◆ Written instruction ◆
Retype only the lines from the top of the records to the line with "Chart.register(...registerables);", including that line but none of the pictures.

◆ Supplied data ◆
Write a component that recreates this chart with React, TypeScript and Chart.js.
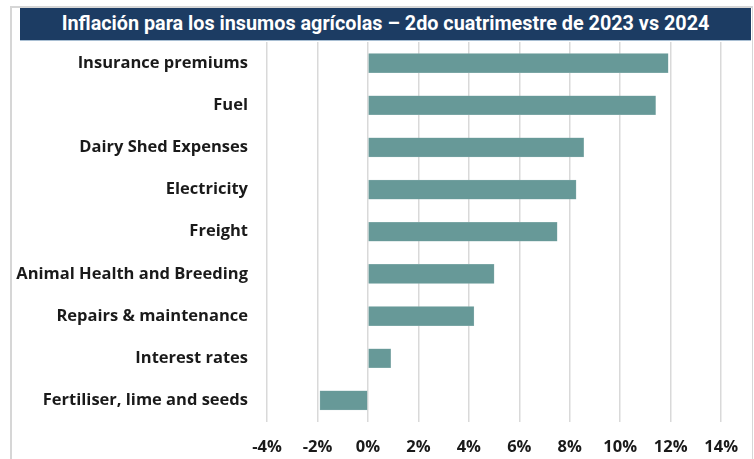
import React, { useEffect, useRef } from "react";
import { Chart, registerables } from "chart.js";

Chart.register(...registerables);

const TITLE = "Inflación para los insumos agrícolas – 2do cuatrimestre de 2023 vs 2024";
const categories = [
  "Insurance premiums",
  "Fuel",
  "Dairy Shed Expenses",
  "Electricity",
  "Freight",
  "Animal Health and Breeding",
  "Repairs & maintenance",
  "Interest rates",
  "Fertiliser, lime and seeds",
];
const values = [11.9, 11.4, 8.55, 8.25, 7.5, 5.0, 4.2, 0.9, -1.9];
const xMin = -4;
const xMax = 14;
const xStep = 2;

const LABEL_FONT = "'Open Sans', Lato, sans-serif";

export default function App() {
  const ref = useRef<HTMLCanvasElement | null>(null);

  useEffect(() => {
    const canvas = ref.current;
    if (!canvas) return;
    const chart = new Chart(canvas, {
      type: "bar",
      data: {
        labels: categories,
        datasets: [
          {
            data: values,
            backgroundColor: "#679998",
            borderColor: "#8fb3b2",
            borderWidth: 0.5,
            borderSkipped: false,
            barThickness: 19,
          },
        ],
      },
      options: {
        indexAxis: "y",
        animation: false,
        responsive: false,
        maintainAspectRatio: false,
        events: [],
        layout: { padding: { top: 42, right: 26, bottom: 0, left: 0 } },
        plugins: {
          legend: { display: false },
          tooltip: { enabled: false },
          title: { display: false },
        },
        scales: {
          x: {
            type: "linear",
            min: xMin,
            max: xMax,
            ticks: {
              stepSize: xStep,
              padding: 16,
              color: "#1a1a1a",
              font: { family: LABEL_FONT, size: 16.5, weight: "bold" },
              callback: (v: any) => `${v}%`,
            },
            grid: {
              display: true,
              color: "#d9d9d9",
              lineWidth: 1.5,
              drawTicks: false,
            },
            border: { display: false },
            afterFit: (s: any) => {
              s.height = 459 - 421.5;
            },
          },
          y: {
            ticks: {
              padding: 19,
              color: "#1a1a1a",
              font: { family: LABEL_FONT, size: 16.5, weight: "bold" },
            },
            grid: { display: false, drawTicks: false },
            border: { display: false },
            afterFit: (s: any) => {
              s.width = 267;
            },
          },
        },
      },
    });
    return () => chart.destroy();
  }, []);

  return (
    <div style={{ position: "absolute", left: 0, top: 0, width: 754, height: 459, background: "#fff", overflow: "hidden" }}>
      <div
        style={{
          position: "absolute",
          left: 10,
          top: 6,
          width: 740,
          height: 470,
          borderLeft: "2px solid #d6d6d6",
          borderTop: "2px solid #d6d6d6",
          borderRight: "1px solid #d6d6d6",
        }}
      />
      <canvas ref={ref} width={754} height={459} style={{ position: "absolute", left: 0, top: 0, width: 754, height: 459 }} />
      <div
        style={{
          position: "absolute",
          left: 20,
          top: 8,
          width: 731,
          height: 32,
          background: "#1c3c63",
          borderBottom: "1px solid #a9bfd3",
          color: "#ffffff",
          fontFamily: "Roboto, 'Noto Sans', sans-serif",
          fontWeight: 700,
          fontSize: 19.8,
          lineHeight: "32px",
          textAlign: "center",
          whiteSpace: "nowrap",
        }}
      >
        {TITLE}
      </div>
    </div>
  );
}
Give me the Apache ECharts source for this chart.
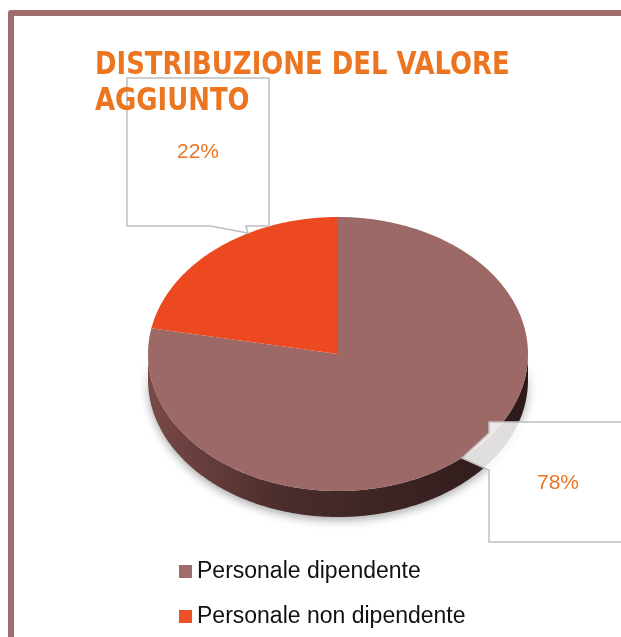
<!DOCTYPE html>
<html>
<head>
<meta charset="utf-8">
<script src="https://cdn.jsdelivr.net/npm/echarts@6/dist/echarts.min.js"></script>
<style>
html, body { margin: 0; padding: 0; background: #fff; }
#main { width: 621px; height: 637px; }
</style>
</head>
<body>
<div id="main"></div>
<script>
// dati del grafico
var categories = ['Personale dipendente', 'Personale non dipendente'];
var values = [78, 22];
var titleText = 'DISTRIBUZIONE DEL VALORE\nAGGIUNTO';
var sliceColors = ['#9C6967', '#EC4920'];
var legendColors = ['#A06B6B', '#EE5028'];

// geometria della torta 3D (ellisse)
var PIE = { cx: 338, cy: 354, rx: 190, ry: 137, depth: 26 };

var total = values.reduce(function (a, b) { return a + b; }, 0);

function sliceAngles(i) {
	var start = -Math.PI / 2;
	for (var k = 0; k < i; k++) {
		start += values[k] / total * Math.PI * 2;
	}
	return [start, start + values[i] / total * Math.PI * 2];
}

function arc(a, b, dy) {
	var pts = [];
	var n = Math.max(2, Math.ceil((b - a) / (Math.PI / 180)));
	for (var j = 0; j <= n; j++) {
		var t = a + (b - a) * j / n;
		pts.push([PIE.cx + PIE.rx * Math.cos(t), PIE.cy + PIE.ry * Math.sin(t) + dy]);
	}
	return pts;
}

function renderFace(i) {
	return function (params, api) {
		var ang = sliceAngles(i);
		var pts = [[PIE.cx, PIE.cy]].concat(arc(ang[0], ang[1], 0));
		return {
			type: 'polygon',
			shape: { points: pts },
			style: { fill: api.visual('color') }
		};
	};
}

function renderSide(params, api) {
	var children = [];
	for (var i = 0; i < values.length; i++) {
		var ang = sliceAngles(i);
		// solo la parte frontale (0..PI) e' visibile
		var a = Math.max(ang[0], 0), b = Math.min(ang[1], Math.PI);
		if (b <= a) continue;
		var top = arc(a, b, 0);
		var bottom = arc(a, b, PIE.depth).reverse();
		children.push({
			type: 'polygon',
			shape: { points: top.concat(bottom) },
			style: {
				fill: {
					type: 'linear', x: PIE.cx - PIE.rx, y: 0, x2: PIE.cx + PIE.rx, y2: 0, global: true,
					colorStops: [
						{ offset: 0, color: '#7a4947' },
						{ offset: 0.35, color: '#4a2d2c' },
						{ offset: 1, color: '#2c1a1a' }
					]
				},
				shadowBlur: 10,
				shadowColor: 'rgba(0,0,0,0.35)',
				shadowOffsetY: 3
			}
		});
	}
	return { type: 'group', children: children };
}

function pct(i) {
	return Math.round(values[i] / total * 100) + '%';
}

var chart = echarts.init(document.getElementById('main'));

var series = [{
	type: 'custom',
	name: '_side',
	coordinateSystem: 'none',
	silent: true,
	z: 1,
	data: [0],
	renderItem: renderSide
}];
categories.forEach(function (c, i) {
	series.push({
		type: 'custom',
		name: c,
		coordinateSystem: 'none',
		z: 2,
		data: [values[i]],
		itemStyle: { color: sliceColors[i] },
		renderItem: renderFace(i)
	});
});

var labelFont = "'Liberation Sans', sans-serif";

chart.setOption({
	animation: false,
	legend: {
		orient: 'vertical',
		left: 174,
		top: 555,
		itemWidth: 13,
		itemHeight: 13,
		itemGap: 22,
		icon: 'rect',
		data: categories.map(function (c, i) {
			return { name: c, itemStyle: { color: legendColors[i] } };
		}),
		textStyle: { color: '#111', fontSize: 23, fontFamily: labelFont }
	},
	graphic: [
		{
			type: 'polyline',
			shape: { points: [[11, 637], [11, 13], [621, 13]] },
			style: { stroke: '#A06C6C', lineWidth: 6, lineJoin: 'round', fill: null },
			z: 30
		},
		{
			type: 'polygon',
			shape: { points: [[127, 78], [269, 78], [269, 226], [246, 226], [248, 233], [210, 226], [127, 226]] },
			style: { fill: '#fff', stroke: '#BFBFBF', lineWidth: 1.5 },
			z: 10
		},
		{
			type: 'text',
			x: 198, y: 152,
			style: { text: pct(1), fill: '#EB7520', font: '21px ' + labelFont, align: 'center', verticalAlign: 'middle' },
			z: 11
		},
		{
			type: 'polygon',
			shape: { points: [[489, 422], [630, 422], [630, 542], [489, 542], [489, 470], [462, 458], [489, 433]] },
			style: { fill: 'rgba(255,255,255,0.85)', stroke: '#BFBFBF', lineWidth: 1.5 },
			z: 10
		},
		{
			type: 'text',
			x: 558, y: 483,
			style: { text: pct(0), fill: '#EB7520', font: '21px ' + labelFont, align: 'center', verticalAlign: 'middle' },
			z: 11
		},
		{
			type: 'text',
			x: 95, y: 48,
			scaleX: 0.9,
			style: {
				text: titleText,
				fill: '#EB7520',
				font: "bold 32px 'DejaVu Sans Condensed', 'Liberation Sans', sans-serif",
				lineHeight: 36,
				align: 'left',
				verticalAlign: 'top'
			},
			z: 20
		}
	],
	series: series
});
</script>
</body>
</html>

◆ The solution ◆
Write a component that recreates this chart with React, TypeScript and Chart.js.
import React, { useEffect, useRef } from "react";
import { Chart, registerables } from "chart.js";

Chart.register(...registerables);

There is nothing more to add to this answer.